Monty Munford: Somaliland is more interesting than any England World Cup match

In 2008, I took my wife and five-year-old son to India to live on the beach for a year. From my London base and my London job, it was clear that a storm was coming and that the upcoming recession was going to be brutal. I was vulnerable as a reasonably well paid business development guy, so it was time to run.

The rest is history. The Western world fell apart, but from my house on the Arabian Sea the only problems were whether to drink sugar cane juice from the blue cart on the corner or to ride a bike into town for banana/strawberry/orange juice mix.

It was a good life and it proved that, with a good internet connection, that anybody could work anywhere and that was in India where 2G didn’t work that well, let alone 3G. So, we decided to stay for another year and I became a villain in two big Bollywood movies and continued to live the good life.

 

 

However, as the summer of 2010 began it was time to make a decision. Our son was seven years old, an important time, and even going to the beach every day was becoming a little boring.
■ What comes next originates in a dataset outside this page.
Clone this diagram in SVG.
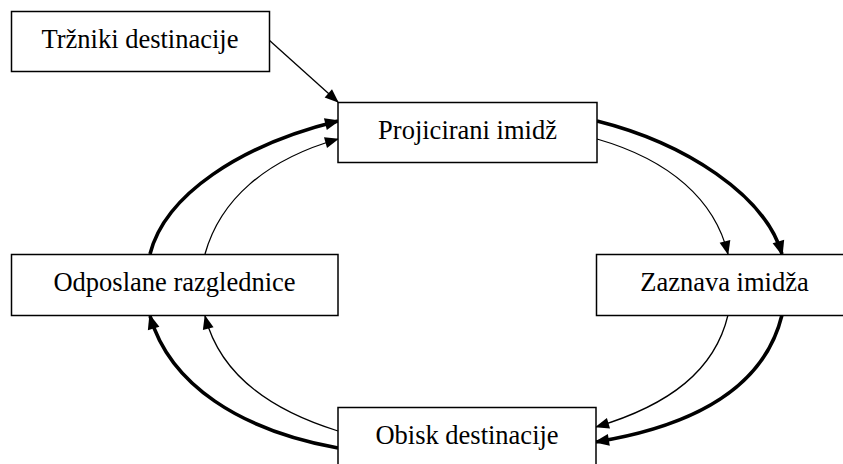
<svg xmlns="http://www.w3.org/2000/svg" width="843" height="464" viewBox="0 0 843 464">
<defs>
<style>
.box{fill:#fff;stroke:#000;stroke-width:1.5}
.lbl{font-family:"Liberation Serif","Times New Roman",serif;font-size:26.5px;fill:#000;text-anchor:middle}
.thin{fill:none;stroke:#000;stroke-width:1.3;marker-end:url(#ah)}
.thick{fill:none;stroke:#000;stroke-width:3.6;marker-end:url(#ahb)}
</style>
<marker id="ah" markerUnits="userSpaceOnUse" markerWidth="14" markerHeight="11" refX="13" refY="5.5" orient="auto" overflow="visible">
<path d="M0,0 L14,5.5 L0,11 Z" fill="#000"/>
</marker>
<marker id="ahb" markerUnits="userSpaceOnUse" markerWidth="15" markerHeight="12" refX="13" refY="6" orient="auto" overflow="visible">
<path d="M0,0 L15,6 L0,12 Z" fill="#000"/>
</marker>
</defs>
<rect width="843" height="464" fill="#fff"/>
<g id="connectors">
<path class="thin" d="M269,40 L338,102"/>
<path class="thick" d="M150,254 C165,195 240,145 338,121"/>
<path class="thin" d="M205,254 C220,200 265,160 338,139"/>
<path class="thick" d="M597,121 C685,143 765,195 782,254"/>
<path class="thin" d="M597,139 C670,160 715,200 728,254"/>
<path class="thin" d="M728,315 C715,370 670,405 596,427"/>
<path class="thick" d="M782,315 C765,385 700,425 596,442"/>
<path class="thin" d="M338,431 C270,410 220,375 205,316"/>
<path class="thick" d="M338,448 C240,430 170,385 150,316"/>
</g>
<g id="n_trzniki">
<rect class="box" x="11.5" y="11.5" width="258" height="60"/>
<text class="lbl" x="140" y="48">Tržniki destinacije</text>
</g>
<g id="n_projicirani">
<rect class="box" x="338" y="102.5" width="259" height="60"/>
<text class="lbl" x="467.5" y="139">Projicirani imidž</text>
</g>
<g id="n_odposlane">
<rect class="box" x="11.5" y="254.5" width="326.5" height="61"/>
<text class="lbl" x="174.5" y="291">Odposlane razglednice</text>
</g>
<g id="n_zaznava">
<rect class="box" x="596.5" y="254.5" width="260" height="61"/>
<text class="lbl" x="724.5" y="291">Zaznava imidža</text>
</g>
<g id="n_obisk">
<rect class="box" x="338" y="407.5" width="258" height="62"/>
<text class="lbl" x="467" y="444">Obisk destinacije</text>
</g>
</svg>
So, my wife and I made a deal. We would go back home early if I could go and see England play Germany in the World Cup in Johannesburg.

The plan was to fly to Addis Ababa, meet a friend there, spend a couple of days together in Ethiopia and then fly down to the game. It was perfect.

Unfortunately, I became sick when completing some filming in Mumbai and on arrival in Addis, was very ill indeed. I found a cheap hotel and stayed in bed for four days, unable to move while vomiting and convulsive.

 

 

When I finally surfaced, I did what every traveler does when they’re in a new town and headed for the railway station to see what was going on. Not a lot on the railways, the line from Addis to the Gulf of Aden was abandoned, but the coffee was good, World Cup games were being shown on TV and the beer was even better.

By the time my friend had arrived from London, I had been to see the source of the Nile and I was utterly bewitched by Ethiopia. I am as white as any English rose, but after seeing the skeleton of Lucy in the National Museum of Ethiopia, I was convinced that this was my real homeland; this was where the first man and woman were born.

When I told my friend that I wasn’t coming to watch the England game and was going to stay in Ethiopia, he took it like a man and we spend two days drinking a strange drink called Tej and doing things like breaking into the National Stadium and doing a lap of the steeplechase course.

After that, I found out about a place called Somaliland, previously a UK protectorate known as British Somaliland, which in 1960 became the first post-independent African country to transfer power from the military to civilians. It declared independence from Somalia in 1991 and is an unrecognised country according to the rest of the world.

I changed money on the black market and caught buses across the country until finally crossing the (weird) border into Somaliland. I had run out of money, but after getting past the many checkpoints and into the capital, Hargesia, I found the Oriental Hotel where the Wi-Fi was better than any hotel in India and the people as amazing as any I’d ever met.

What was even more impressive was the telephony and the international money transfer service known as Dahaabshill. When I was in Hargesia, money was wired to me from London with no difficulty and in less than 30 minutes. The four operators (at the time) were all competitive and the prices for making and receiving calls were the cheapest in Africa.

From Hargesia, I had to hire a soldier for a couple of days to allegedly protect me from bandits as the taxi drove out to Berbera on the Red Sea. During the time I was there, a general election happened that was democratic, the Government changed, not a shot was fired and the press was relatively free compared to surrounding countries, not least Eritrea.

Since that trip in 2010, I have focused my writing and my energies on Africa and witnessing at first hand in other cities such as Nairobi, Lagos, Cairo and Accra the amazing things that are happening on this continent. Ethiopia and Somaliland were the first countries that opened my eyes to what was happening in Africa.

Somewhat unfortunately, that’s exactly what the German football team did to England in Johannesburg when they slaughtered us 4-1. Thank God I decided to stay in Ethiopia.